Nicolas Cage’s hard-bitten cop Terence McDonagh has been cursed and redeemed at the same time. He continues to coerce girls on a night out into sex (leveraging his authority), beats up people, and entertains a wild drug and gambling addiction – stealing the narcotics from the evidence locker. In the course of an investigation, he brutally interrogates an elderly lady. We are shown he does all these things to catch the bad guys. He does it “’cause he likes to get high,” explains his equally corrupt colleague. Yet we also see Terence in a blossoming relationship with a beautiful ex-prostitute, the bonds with his family restored and a promotion to captain landing in his lap.
These endings form an impenetrable contrast. It’s like watching two different conclusions to two different movies. Things have changed and are the same. Terence has found happiness but continues to be miserable. Genius move or cop-out? Is Herzog unwilling to give us easy answers or is he just messing with us?

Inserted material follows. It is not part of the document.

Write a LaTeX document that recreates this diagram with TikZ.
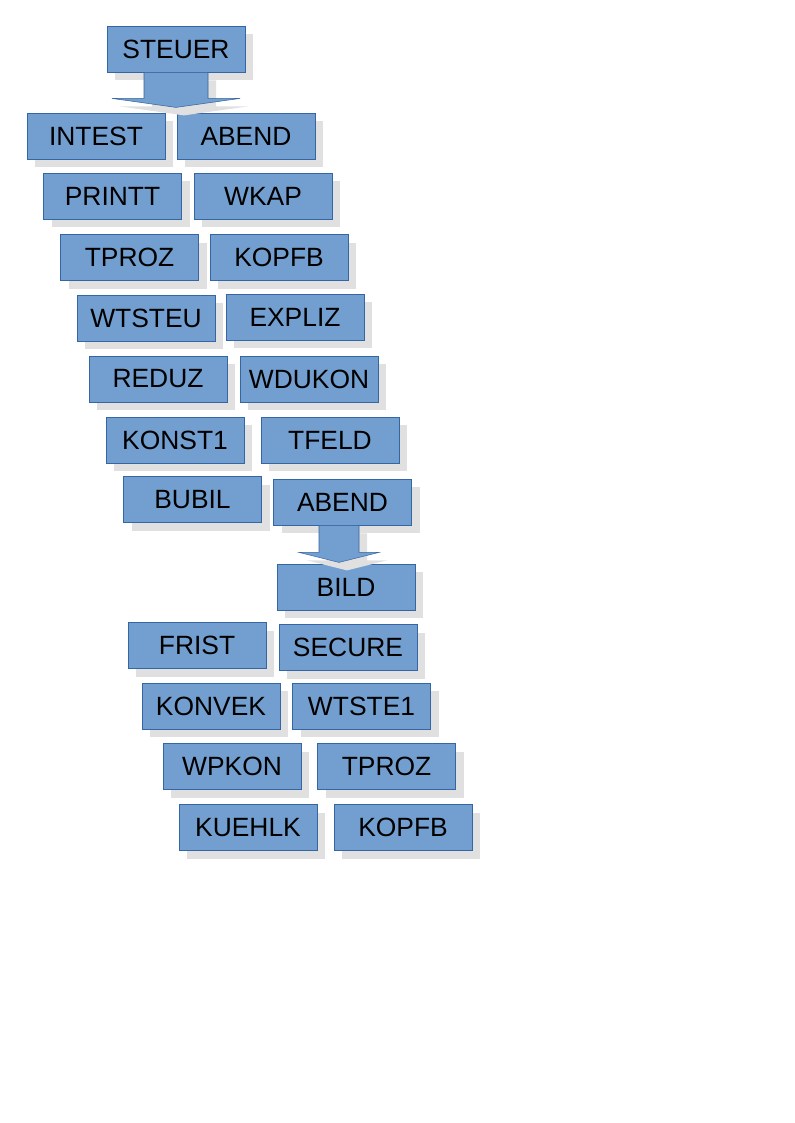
\documentclass[tikz,border=0pt]{standalone}
\usepackage{fontspec}
\setmainfont{Liberation Sans}
\usetikzlibrary{shadows,calc}
\definecolor{boxfill}{HTML}{729FCF}
\definecolor{boxline}{HTML}{3465A4}
\definecolor{shadowgray}{HTML}{E0E0E0}
\tikzset{
  myshadow/.style={drop shadow={shadow xshift=6pt,shadow yshift=-6pt,fill=shadowgray,opacity=1}},
  box/.style={rectangle,draw=boxline,line width=0.6pt,fill=boxfill,minimum width=103.5pt,minimum height=34.5pt,inner sep=0pt,font=\fontsize{19.8}{22}\selectfont,text=black,myshadow},
  blockarrow/.style={draw=boxline,line width=0.4pt,fill=boxfill,myshadow}
}
\begin{document}
\begin{tikzpicture}[x=0.75pt,y=-0.75pt]
\useasboundingbox (0,0) rectangle (794,1123);
\node[box] (steuer) at (176,49) {STEUER};
\node[box] (intest) at (96,136) {INTEST};
\node[box] (abend1) at (246,136) {ABEND};
\node[box] (printt) at (112.5,196.5) {PRINTT};
\node[box] (wkap) at (263,196.5) {WKAP};
\node[box] (tproz1) at (129.5,257.5) {TPROZ};
\node[box] (kopfb1) at (279,257.5) {KOPFB};
\node[box] (wtsteu) at (146,318) {WTSTEU};
\node[box] (expliz) at (295,317) {EXPLIZ};
\node[box] (reduz) at (158,379) {REDUZ};
\node[box] (wdukon) at (309,379) {WDUKON};
\node[box] (konst1) at (175,440) {KONST1};
\node[box] (tfeld) at (330,440) {TFELD};
\node[box] (bubil) at (192.5,499.5) {BUBIL};
\node[box] (abend2) at (342.5,502) {ABEND};
\node[box] (bild) at (346,587) {BILD};
\node[box] (frist) at (197,645.5) {FRIST};
\node[box] (secure) at (348,647.5) {SECURE};
\node[box] (konvek) at (211,706) {KONVEK};
\node[box] (wtste1) at (361.5,706) {WTSTE1};
\node[box] (wpkon) at (232,766.5) {WPKON};
\node[box] (tproz2) at (386.5,766.5) {TPROZ};
\node[box] (kuehlk) at (248,827.5) {KUEHLK};
\node[box] (kopfb2) at (403,827.5) {KOPFB};
% block arrow STEUER -> next row
\coordinate (a1) at (steuer.south);
\path[blockarrow] ($(a1)+(-32,0)$) -- ($(a1)+(32,0)$) -- ($(a1)+(32,26)$) -- ($(a1)+(64,26)$) -- ($(a1)+(0,35)$) -- ($(a1)+(-64,26)$) -- ($(a1)+(-32,26)$) -- cycle;
% block arrow ABEND -> BILD
\coordinate (a2) at ($(abend2.south)+(-3.5,0)$);
\path[blockarrow] ($(a2)+(-20,0)$) -- ($(a2)+(20,0)$) -- ($(a2)+(20,27)$) -- ($(a2)+(40,27)$) -- ($(a2)+(0,37)$) -- ($(a2)+(-40,27)$) -- ($(a2)+(-20,27)$) -- cycle;
\end{tikzpicture}
\end{document}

What stands is how entertaining The Bad Lieutenant is. I expected a brooding portrait of a corrupt officer; instead there are break dancing hallucinations, trademark flipped out Cage moments and no fucking iguanas on the coffee table. I guess I shouldn’t have underestimated Cage’s ability to liven up any movie, and neither Herzog’s to steer the film into darkly comedic waters. The depravity on display is nothing if not captivating and post-Katrina New Orleans a snake-ridden cesspool of debauchery you can’t keep your eyes off of.
The film is a real treat. But what of the answer to the conflicting endings? In the spirit of Herzog’s direction, I’m leaving that open to your own interpretation. Enjoy your imaginary reptiles.